Wrong approach:aws dynamodb query --table-name MyTable --key-condition-expression "Email = :email" --expression-attribute-values '{":email":{"S":"user@example.com"}}'
Correct approach:Create a global secondary index on 'Email' attribute and query using that index.
Root cause:Misunderstanding that queries require keys or indexes leads to inefficient scans or errors.
#3Not enabling encryption and backups for production tables.

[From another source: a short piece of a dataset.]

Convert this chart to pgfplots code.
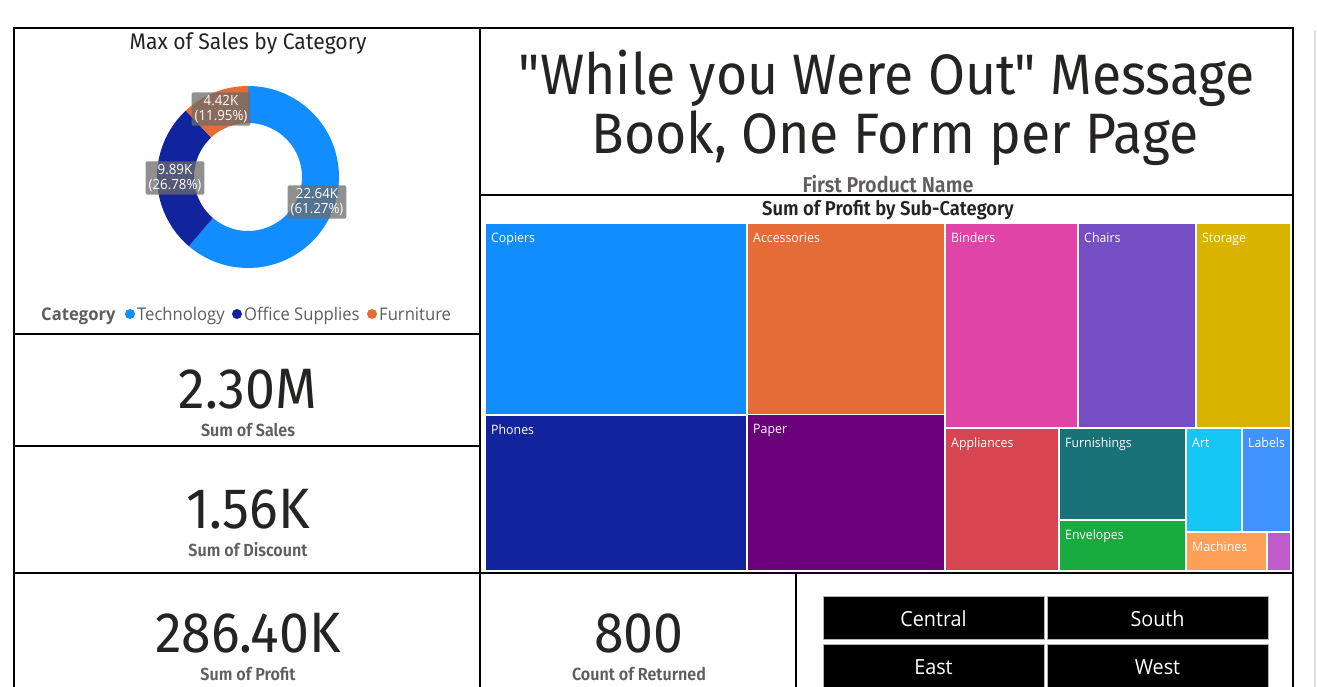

Wrong approach:aws dynamodb create-table --table-name ProdTable --attribute-definitions AttributeName=Id,AttributeType=S --key-schema AttributeName=Id,KeyType=HASH --billing-mode PROVISIONED --provisioned-throughput ReadCapacityUnits=5,WriteCapacityUnits=5
Correct approach:aws dynamodb create-table --table-name ProdTable --attribute-definitions AttributeName=Id,AttributeType=S --key-schema AttributeName=Id,KeyType=HASH --billing-mode PROVISIONED --provisioned-throughput ReadCapacityUnits=5,WriteCapacityUnits=5 --sse-specification Enabled=true --point-in-time-recovery-specification PointInTimeRecoveryEnabled=true
Root cause:Overlooking security and data protection features risks data loss and compliance issues.
Key Takeaways
Creating a DynamoDB table means defining a flexible, fast cloud storage with unique keys for quick access.
Partition and sort keys are essential for organizing data and enabling efficient queries.
You only need to define keys upfront; other attributes can vary per item, giving flexibility.
Choosing the right capacity mode and enabling production features like encryption and backups ensures reliability and cost control.
Understanding internal partitioning and indexes helps design tables that scale and perform well under real workloads.